El país de los flaites




EL lenguaje crea realidad. Uno dice "flaite" y de inmediato se imagina a una persona con un corte de pelo determinado, ropa determinada y modales determinados. Hace algunos años, en 2005 para ser exactos, un locutor de radio convirtió la campaña "Pitéate un flaite" en tema de discusión nacional. Se  promovía, en tono de "broma", la eliminación de las personas que respondían a las características que se atribuyen a un flaite. El pésimo chiste recién terminó cuando  la diputada Carolina Tohá presentó un recurso de protección en contra de la emisora. Lo peor es que ni siquiera es algo nuevo en nuestra historia. "A comienzos del siglo XX, los policías alentaban a la gente a salir a 'palomear rotos'. Esto era salir a balear a los pelusas que andaban borrachos y causaban desórdenes en las calles", dice el historiador Gabriel Salazar en un muy buen artículo de la desaparecida Zona de Contacto.

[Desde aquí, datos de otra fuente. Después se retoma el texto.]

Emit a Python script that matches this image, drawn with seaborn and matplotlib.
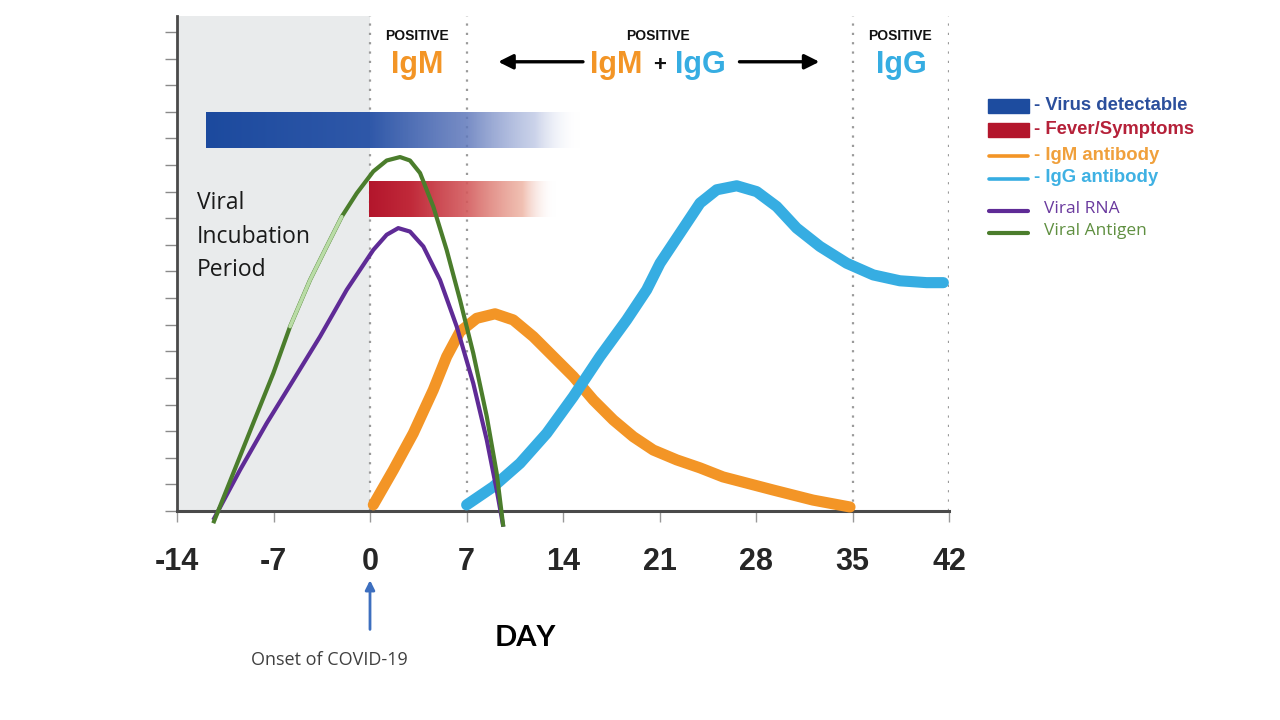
import numpy as np
import pandas as pd
import matplotlib
matplotlib.use("Agg")
import matplotlib.pyplot as plt
import seaborn as sns
from matplotlib.lines import Line2D
from matplotlib.patches import Rectangle
from matplotlib.colors import to_rgb

# ---------------- data ----------------
x_ticks = [-14, -7, 0, 7, 14, 21, 28, 35, 42]
x_tick_labels = ["-14", "-7", "0", "7", "14", "21", "28", "35", "42"]

igm_day = [0.24, 1.69, 3.14, 4.59, 5.56, 6.53, 7.74, 9.07, 10.39, 11.85, 13.30, 14.75,
           16.20, 17.65, 19.10, 20.55, 22.25, 23.94, 25.61, 29.23, 32.13, 34.82]
igm_val = [0.23, 1.54, 2.92, 4.55, 5.80, 6.74, 7.24, 7.41, 7.18, 6.55, 5.80, 5.05,
           4.17, 3.42, 2.79, 2.29, 1.92, 1.62, 1.28, 0.79, 0.41, 0.15]

igg_day = [7.01, 8.94, 10.88, 12.82, 14.75, 16.68, 18.62, 20.07, 21.04, 22.49, 23.94,
           25.15, 26.60, 28.05, 29.50, 30.95, 32.64, 34.58, 36.51, 38.44, 40.38, 41.59]
igg_val = [0.23, 0.91, 1.79, 2.92, 4.30, 5.80, 7.18, 8.31, 9.31, 10.44, 11.57,
           12.07, 12.22, 12.00, 11.44, 10.63, 9.94, 9.31, 8.87, 8.65, 8.58, 8.58]

rna_day = [-11.37, -9.43, -7.49, -5.56, -3.63, -1.69, 0.24, 1.21, 2.05, 2.90, 3.87,
           5.08, 6.29, 7.49, 8.47, 9.19, 9.67]
rna_val = [-0.34, 1.54, 3.30, 4.92, 6.55, 8.31, 9.81, 10.38, 10.63, 10.50, 9.94,
           8.68, 6.93, 4.80, 2.67, 0.79, -0.59]

ag_day = [-11.37, -9.92, -8.47, -7.01, -5.80, -4.35, -3.14, -2.05, -0.96, 0.24, 1.21,
          2.18, 2.90, 3.63, 4.59, 5.56, 6.53, 7.49, 8.47, 9.19, 9.67]
ag_val = [-0.46, 1.42, 3.30, 5.18, 6.93, 8.68, 9.94, 11.06, 11.94, 12.76, 13.17,
          13.30, 13.17, 12.70, 11.44, 9.81, 7.93, 5.93, 3.55, 1.42, -0.59]
ag_faded = (-5.80, -2.05)          # segment that looks washed out in the reference

virus_bar = (-11.9, 15.3, 13.65, 15.0)     # x0, x1, y0, y1
fever_bar = (-0.1, 13.4, 11.05, 12.37)
dotted_days = [0, 7, 35, 42]

# ---------------- style ----------------
sns.set_theme(style="white")
plt.rcParams["font.family"] = ["DejaVu Sans"]
BOLD = ["Liberation Sans", "DejaVu Sans"]
SOFT = ["Open Sans", "DejaVu Sans"]
SOFTB = ["Lato", "DejaVu Sans"]

ORANGE = "#f39526"
SKY = "#36ade2"
PURPLE = "#5f2b96"
GREEN = "#4b7d2c"
BLUE = "#1d4c9f"
RED = "#b3162c"

fig = plt.figure(figsize=(12.8, 7.2), dpi=100)
ax = fig.add_axes([177 / 1280, 1 - 537.6 / 720, (949 - 177) / 1280, (537.6 - 16) / 720])

# grey incubation area
ax.fill_between([-14, 0], 0, 18.6, color="#e9ebec", lw=0, zorder=0)

# dotted vertical guides
for d in dotted_days:
    ax.plot([d, d], [0, 18.6], ls=(0, (1, 3.2)), color="#9a9a9a", lw=1.6, zorder=1)


def gradient_bar(ax, box, stops, zorder):
    x0, x1, y0, y1 = box
    n = 400
    xs = np.linspace(x0, x1, n)
    pos = [s[0] for s in stops]
    cols = np.array([list(to_rgb(s[1])) + [s[2]] for s in stops])
    rgba = np.zeros((1, n, 4))
    for k in range(4):
        rgba[0, :, k] = np.interp(xs, pos, cols[:, k])
    ax.imshow(rgba, extent=[x0, x1, y0, y1], aspect="auto",
              interpolation="bilinear", zorder=zorder)


gradient_bar(ax, virus_bar,
             [(-11.9, "#1c4a9e", 1.0), (0.0, "#2f58a9", 1.0), (7.0, "#5f78bb", 0.85),
              (12.0, "#8c9dd0", 0.45), (15.3, "#ffffff", 0.0)], zorder=2)
gradient_bar(ax, fever_bar,
             [(-0.1, "#b3162c", 1.0), (3.0, "#c12a3a", 1.0), (7.0, "#d35a5c", 0.9),
              (11.0, "#e7967f", 0.6), (13.4, "#ffffff", 0.0)], zorder=2)

# curves
thick = dict(sort=False, solid_capstyle="round", solid_joinstyle="round", zorder=3)
thin = dict(sort=False, solid_capstyle="butt", solid_joinstyle="round", zorder=4)
sns.lineplot(x=igm_day, y=igm_val, ax=ax, color=ORANGE, lw=8, **thick)
sns.lineplot(x=igg_day, y=igg_val, ax=ax, color=SKY, lw=8, **thick)
sns.lineplot(x=rna_day, y=rna_val, ax=ax, color=PURPLE, lw=3, **thin)
sns.lineplot(x=ag_day, y=ag_val, ax=ax, color=GREEN, lw=3, **thin)
fa_day = [d for d in ag_day if ag_faded[0] <= d <= ag_faded[1]]
fa_val = [v for d, v in zip(ag_day, ag_val) if ag_faded[0] <= d <= ag_faded[1]]
sns.lineplot(x=fa_day, y=fa_val, ax=ax, color="#b9dca6", lw=2.6, sort=False, zorder=5)

ax.set_xlim(-14, 42)
ax.set_ylim(-1, 18.6)

# axes look
for s in ["top", "right"]:
    ax.spines[s].set_visible(False)
ax.spines["left"].set_bounds(0, 18.6)
ax.spines["left"].set_color("#4a4a4a")
ax.spines["left"].set_linewidth(2)
ax.spines["bottom"].set_position(("data", 0))
ax.spines["bottom"].set_color("#4a4a4a")
ax.spines["bottom"].set_linewidth(2.2)
ax.set_yticks(range(0, 19))
ax.set_yticklabels([])
ax.set_xticks(x_ticks)
ax.set_xticklabels(x_tick_labels, fontsize=22, fontweight="bold", family=BOLD)
ax.tick_params(axis="y", left=True, length=9, width=1, color="#8a8a8a", direction="out")
ax.tick_params(axis="x", bottom=True, length=8, width=1, color="#999999",
               direction="out", pad=18)
ax.grid(False)
ax.set_facecolor("none")

# header annotations
def hdr(x, txt, color, y=16.75, size=22):
    ax.text(x, y, txt, ha="center", va="center", fontsize=size, fontweight="bold",
            color=color, family=BOLD, zorder=6)

for xc in (3.4, 20.9, 38.45):
    hdr(xc, "POSITIVE", "#111111", y=17.86, size=10)
hdr(3.4, "IgM", ORANGE)
hdr(17.85, "IgM", ORANGE)
hdr(21.04, "+", "#111111", size=16)
hdr(24.0, "IgG", SKY)
hdr(38.52, "IgG", SKY)
arrow_kw = dict(arrowstyle="-|>", lw=2.4, color="black", mutation_scale=22,
                shrinkA=0, shrinkB=0)
ax.annotate("", xy=(9.3, 16.88), xytext=(15.45, 16.88), arrowprops=arrow_kw)
ax.annotate("", xy=(32.6, 16.88), xytext=(26.8, 16.88), arrowprops=arrow_kw)

# incubation label
for y, t in [(11.58, "Viral"), (10.30, "Incubation"), (9.06, "Period")]:
    ax.text(-12.55, y, t, ha="left", va="center", fontsize=16.5, color="#1a1a1a",
            family=SOFT, zorder=6)

# onset arrow + labels
ax.annotate("", xy=(0, -2.6), xytext=(0, -4.45), annotation_clip=False,
            arrowprops=dict(arrowstyle="-|>", lw=2, color="#3d6fbf",
                            mutation_scale=14, shrinkA=0, shrinkB=0))
fig.text(329 / 1280, 1 - 660 / 720, "Onset of COVID-19", ha="center", va="center",
         fontsize=13, color="#404040", family=SOFT)
fig.text(525 / 1280, 1 - 638 / 720, "DAY", ha="center", va="center",
         fontsize=21, fontweight="bold", color="black", family=SOFTB)

# legend (drawn on the figure)
def px(x, y):
    return x / 1280, 1 - y / 720

leg_items = [
    ("rect", BLUE, "- Virus detectable", "#2b4f9c", True, 106),
    ("rect", RED, "- Fever/Symptoms", "#b52139", True, 130),
    ("line", ORANGE, "- IgM antibody", "#f0a03c", True, 155),
    ("line", SKY, "- IgG antibody", "#3fb1e3", True, 178),
    ("line", PURPLE, "Viral RNA", "#6a3a9e", False, 209),
    ("line", GREEN, "Viral Antigen", "#5f8f40", False, 231),
]
for kind, col, label, tcol, bold, yy in leg_items:
    if kind == "rect":
        x0, y0 = px(988, yy + 7)
        fig.patches.append(Rectangle((x0, y0), 41 / 1280, 14 / 720, color=col,
                                     transform=fig.transFigure, figure=fig))
    else:
        ly = yy + (2 if not bold else 1)
        xa, ya = px(989, ly)
        xb, _ = px(1028, ly)
        fig.add_artist(Line2D([xa, xb], [ya, ya], color=col, lw=2.6 if bold else 3,
                              transform=fig.transFigure))
    tx, ty = px(1034 if bold else 1044, yy)
    fig.text(tx, ty, label, ha="left", va="center", color=tcol,
             fontsize=13.3 if bold else 12.5, fontweight="bold" if bold else "normal",
             family=BOLD if bold else SOFT)

fig.savefig("out.png", dpi=100, facecolor="white")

Antes de entrar a desmenuzar nuestra idiosincrasia, un paréntesis para intentar explicar de dónde viene la palabra flaite. Hay varias teorías. Una de ellas es leyenda urbana y cuenta que el origen se encuentra en un modelo de zapatillas, las Nike Air Flight, que luego de ser copiadas en formato pirata en Chile, fueron rebautizadas como Flight air's. Tanta era su demanda entre muchachos de escasos recursos, que comenzaron a llamarlas Flaiteirs. Falso o verdadero, lo cierto es que grafica perfectamente el vínculo entre identidad y look, imagen y apariencia, facha y prejuicio.

Otra tesis acerca del origen de flaite es que vendría del inglés flighter (volador), un término que se usaba en el lunfardo argentino para nombrar a un tipo de ladrón que se especializaba en vuelos entre Buenos Aires y Europa. Una tercera hipótesis vincula a la palabra con la droga: vendría de "fly", volar. En este caso, volar con la droga. Sumemos las tres teorías y tenemos al estereotipo en cuestión: ladrón, drogado y vestido con marcas falsas. Una manera tan precisa como inconsciente de apuntar con el dedo al otro y declararlo, con sólo cinco letras, persona non grata.

Somos clasistas como pocos pueblos y lo hacemos sentir en nuestras palabras, nuestros silencios y nuestras miradas despectivas. Somos desconfiados y se nos da fácil esto de señalar al otro como chivo expiatorio de nuestras trancas. Hay, eso sí, un problema que es tan patético como síntoma de justicia divina. Sin darnos cuenta de la manera en que nos hacemos trampa, todos terminamos siendo flaites para el otro. ¿O usted cree que el señor que juega golf en determinado club ultraempingorotado no encuentra flaite a todo el que no tenga acceso a su club? ¿No ha escuchado nunca a una persona que para usted podría ser considerada flaite, pelar de la misma manera a otro de menos posición económica o social?

"Tengo la pura cara de cuica", decía la conocida señora de un futbolista. Por más que sea "la pura cara", ella a través de sus palabras se acerca a un grupo social para inmediatamente alejarse y, así como tantos otros chilenos, separa el mundo entre "nosotros, los cuicos" y "ellos, los flaites". Lo terrible es que, como si fuera una cadena infinita de clasismo y discriminación, eran muchos los que se reían de esta mujer por creerse cuica. ¿Se fijan? Ella se declara cuica, un acto evidente de arribismo, pero acto seguido, medio país se ríe de ella porque no responde al arquetipo de cuico. Es decir, medio país demuestra su aparente superioridad sociocultural sin siquiera sonrojarse. No puede ser. No está bien.

A riesgo de caer en cierto provincianismo, en este caso es recomendable apuntar la vista al mundo desarrollado: son varias las naciones más civilizadas que nos han enseñado lo fundamental que es convertir determinadas palabras en expresiones políticamente incorrectas, de esas que te pueden llevar preso por sólo mencionarlas. Si a eso sumamos que en Chile es, por ejemplo, cada vez menos celebrado el chiste del "fleto" o  menos aplaudido el hombre que se ufana de su infidelidad entre su propio Club de Toby, pues de esa misma manera es necesario empezar a erradicar la palabra flaite de nuestro diccionario mental. Y pronto. Porque es asquerosamente clasista y porque cada vez que la expresamos, nos rebota: si tú eres flaite para mí, yo lo soy para otro. Y así vivimos. Hablando en forma despectiva, construyendo fuertes impenetrables en nuestras vidas burguesas llenas de recelo, confiando en nuestra familia y en nadie más, cada vez con menos amigos, más endeudados, más sedientos de estatus y armando nuestra identidad sobre la base de lo que los otros -supuestamente- son. Esta vez no hay que pitearse al flaite. Hay que pitearse la cabeza para volver a mirar.